What does it take to integrate an LLM within your infrastructure? A look at some components that might make up an LLMOps infrastructure beyond the usual training/inference pipelines.
First, the requirements that might make LLMOps interesting assume that LLMs may:
- Take action beyond generating text. Call APIs, execute code, or modify resources.
- Generate and execute dynamic workflows
- Run middleware on requests (augment with additional data)
- Schedule specific requests near data or models
- Inference multiple models with different modalities (text, code, image, audio)
Policy Engine — Agents calling other services must have the appropriate authorization. What secrets or environment variables should be (can be) mounted? What network overlays can the requests operate on? Existing policy engines might work here, but the front-end configuration tooling must improve.
Data plane (i.e., “the node”) — The execution environment for the workload. Since it is executing dynamic workloads, it must be sandboxed. Good options here are (1) containers or (2) WebAssembly, or (3) microVMs like Firecracker. The data plane probably should be able to run them all (different use cases). Containers are great because they also provide a packaging format (images) for running different services (runtimes, CLI tools, etc.). It should be easy to integrate with your existing infrastructure.
Controller — Dynamic workflows must be orchestrated and routed to the right data planes. This could mean (1) generating or executing dynamic workflows or (2) dispatching to smaller models, or (3) reconciliation of some declarative state.

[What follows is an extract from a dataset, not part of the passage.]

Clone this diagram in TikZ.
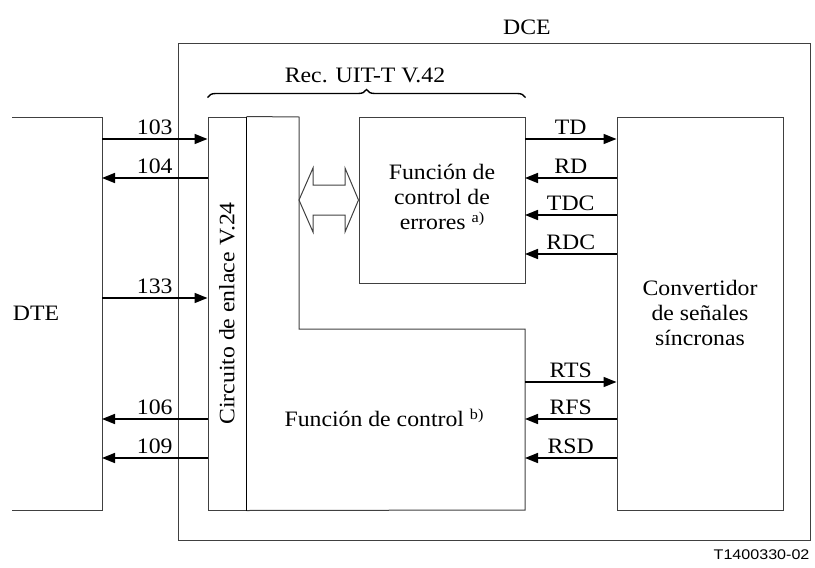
\documentclass[tikz,border=0pt]{standalone}
\usepackage{fontspec}
\setmainfont{Liberation Serif}[FakeStretch=1.08]
\newfontfamily\figfont{Liberation Sans}[FakeStretch=1.15]
\usetikzlibrary{arrows.meta,decorations.pathreplacing}
\newcommand{\notemark}[1]{\raisebox{7pt}{\fontsize{15}{15}\selectfont #1}}

\begin{document}
\begin{tikzpicture}[x=1pt,y=-1pt,
  box/.style={draw=black!75,line width=1pt,inner sep=0pt},
  sig/.style={line width=1.6pt,-{Triangle[length=13pt,width=10pt]}},
  every node/.style={font=\fontsize{22}{25}\selectfont,align=center}]
\useasboundingbox (0,0) rectangle (815,568);
% DCE frame
\node[box,minimum width=632,minimum height=497] (dce) at (494,291.5) {};
\node (dcename) at (527,27) {DCE};
% DTE side
\draw[box] (12,117) -- (102,117) -- (102,510) -- (12,510);
\node (dte) at (36,313) {DTE};
% blocks
\node[box,minimum width=38,minimum height=393] (v24) at (227,313.5) {};
\node[rotate=90] (v24txt) at (v24.center) {Circuito de enlace V.24};
\node[box,minimum width=166,minimum height=166] (err) at (442,200) {};
\node (errtxt) at (442,197) {Función de\\control de\\errores \notemark{a)}};
\node[box,minimum width=166,minimum height=393] (conv) at (700,313.5) {};
\node (convtxt) at (700,313) {Convertidor\\de señales\\síncronas};
\draw[box] (v24.north east) -- (299,117) -- (299,329) -- (525,329) -- (525,510) -- (v24.south east);
\draw[line width=1.6pt] (v24.north east) -- (v24.south east);
\node (ctl) at (384,418) {Función de control \notemark{b)}};
% V.42 brace
\draw[line width=1.4pt,decorate,decoration={brace,amplitude=8pt}]
 ([yshift=19pt]v24.north west) -- ([yshift=19pt]err.north east);
\node (rec) at (365,75) {Rec. UIT-T V.42};
% hollow double arrow
\draw[box] (299,200) -- (313,168) -- (313,185) -- (345,185) -- (345,168) -- (err.west)
 -- (345,232) -- (345,215) -- (313,215) -- (313,232) -- cycle;
% circuits DTE - DCE
\coordinate (c103) at (102,139);
\coordinate (c104) at (102,178);
\coordinate (c133) at (102,298);
\coordinate (c106) at (102,419);
\coordinate (c109) at (102,458);
\draw[sig] (c103) -- (c103 -| v24.west) node[midway,above] (t103) {103};
\draw[sig] (c104 -| v24.west) -- (c104) node[midway,above] (t104) {104};
\draw[sig] (c133) -- (c133 -| v24.west) node[midway,above] (t133) {133};
\draw[sig] (c106 -| v24.west) -- (c106) node[midway,above] (t106) {106};
\draw[sig] (c109 -| v24.west) -- (c109) node[midway,above] (t109) {109};
% signals to converter
\coordinate (td) at (525,139);
\coordinate (rd) at (525,178);
\coordinate (tdc) at (525,215);
\coordinate (rdc) at (525,254);
\coordinate (rts) at (525,382);
\coordinate (rfs) at (525,419);
\coordinate (rsd) at (525,458);
\draw[sig] (td) -- (td -| conv.west) node[midway,above] (ttd) {TD};
\draw[sig] (rd -| conv.west) -- (rd) node[midway,above] (trd) {RD};
\draw[sig] (tdc -| conv.west) -- (tdc) node[midway,above] (ttdc) {TDC};
\draw[sig] (rdc -| conv.west) -- (rdc) node[midway,above] (trdc) {RDC};
\draw[sig] (rts) -- (rts -| conv.west) node[midway,above] (trts) {RTS};
\draw[sig] (rfs -| conv.west) -- (rfs) node[midway,above] (trfs) {RFS};
\draw[sig] (rsd -| conv.west) -- (rsd) node[midway,above] (trsd) {RSD};
\node[anchor=east,font=\figfont\fontsize{14}{14}\selectfont] (figno) at (813,555) {T1400330-02};
\end{tikzpicture}
\end{document}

Control plane (i.e., “the API server”) — The management layer that provides the entry point for configuration and requests. The crucial part of the control plane is that it is separate from the data plane. That means you can scale each one independently, and the data plane can be sufficiently locked down.
Persistence — The persistence layer for LLMs today is vector databases. However, this could mean anything from key-value stores to search engines to relational databases. Some APIs will be developed here — how data is persisted, retrieved, and added to the model inference step.
Scheduler — Workloads that need specific scheduling — e.g., colocating compute with data for inference, coscheduling, or batch scheduling for training. Many distributed systems frameworks require extra work to implement these algorithms.